SATHA: Sowing Moon—First Cool Moon
In those days, I could not sleep, for grief had rolled into grief: a dear cousin slain, a sister kidnapped, our clan destroyed and scattered. The last sorrow—a harrowing journey to a far region where comfort of family and friend could not be found—was the worst of all. My mother changed, growing more sullen than before. She wept continually, crying aloud and begging the Good Maker to roll back time and to bring back her lost youth, her lost fortune, lost clan, and stolen child. So as I paced outside the college courtyard, listening to the songs of the young men inside, I could not help but be overwhelmed with grief.
Many young warriors had died during the forty-year war, and as the songs floated upward and away from me, I imagined their lives also flying away from us. Because of the war, I had not had the privilege of education. I had not studied the dead languages, as one should. Born to wealth but reared in poverty, I did not long for what I did not have. But often I found myself wondering about my lost education. Which language is being sung? I wondered now. Paetan or Seythof? What are the words of the song? As I pondered this, Mam raced up to me.
“What are you doing here, Satha?” She peered out at the marketplace. “Didn’t I tell you to meet me in front of the sword seller’s shop? Standing here, listening to men sing the day before the Rose Moon, a day when love is on the minds of all! People will say Monua’s daughter is so poor and lonely, she went searching for a man.”
The college lay on the western arc, opposite the Rock Gate and a stone’s throw from the sword seller’s shop. I gestured toward the courtyard wall. “I heard the collegians, so I came closer to hear the song. Do you think Father can tell me what this song means? Do you think they’re singing about the Angleni wars?”
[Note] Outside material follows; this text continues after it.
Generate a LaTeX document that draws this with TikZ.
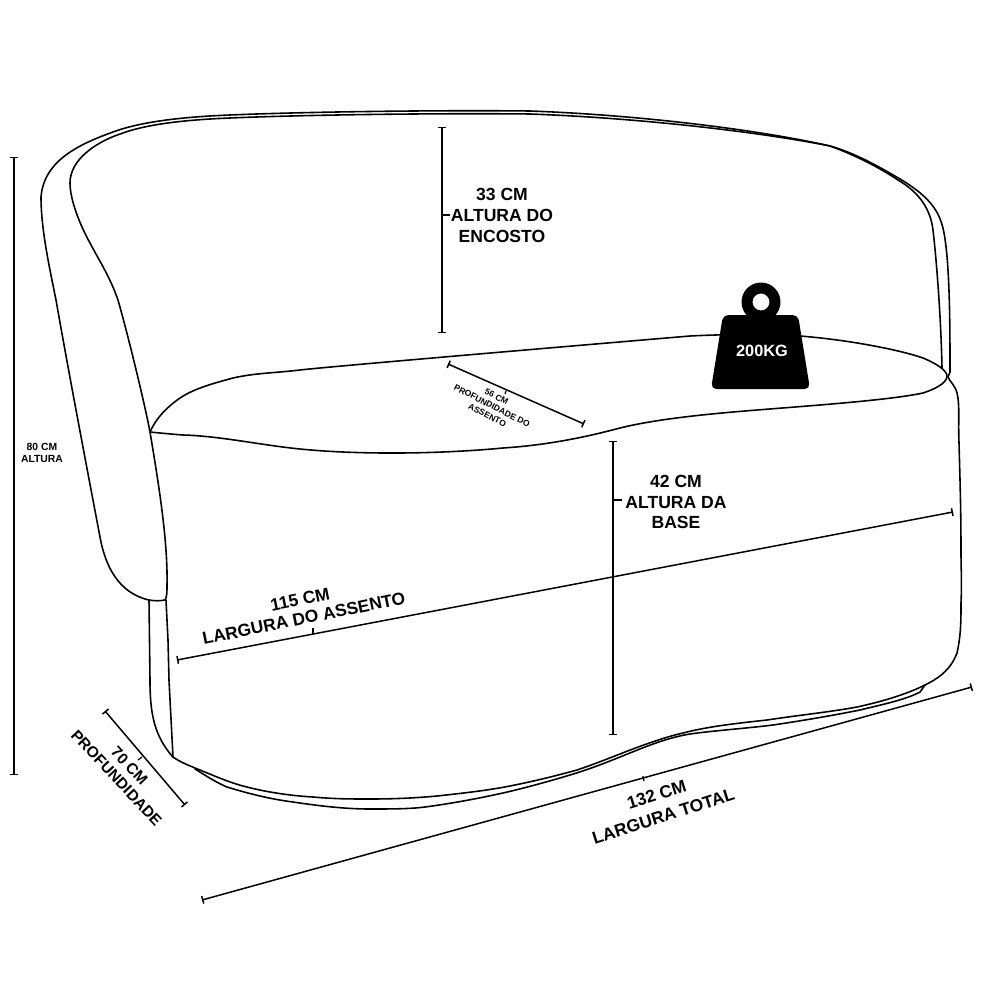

“The Angleni!” She spat out the invaders’ names with such venom I feared the afternoon would be filled with her recounting of bitter memories. “I don’t want to hear about them, even in songs bewailing their cruel deeds. Come, hurry to the sword shop.”
“But Father doesn’t trade swords. Why should we—”
She glanced back over her shoulder as we sped along. “You’re asking too many questions, Satha. Hurry! We have little time.”
“Why should not I ask? You ordered me here and then took so long getting here—” I noticed newly applied kohl around her eyes. She had changed her kaba too. The kaba she had changed into was torn and ragged along the hem, far worse than the one she had worn earlier. The gyuilta thrown over it had been relegated to the scrap heap. I understood then that she had determined to appear both lovely and destitute at the same time. This decision provoked even my curiosity—and I was not one who was naturally curious. I tried to ignore this wonder beside me fearing that asking questions would only drag me into affairs I wanted nothing to do with.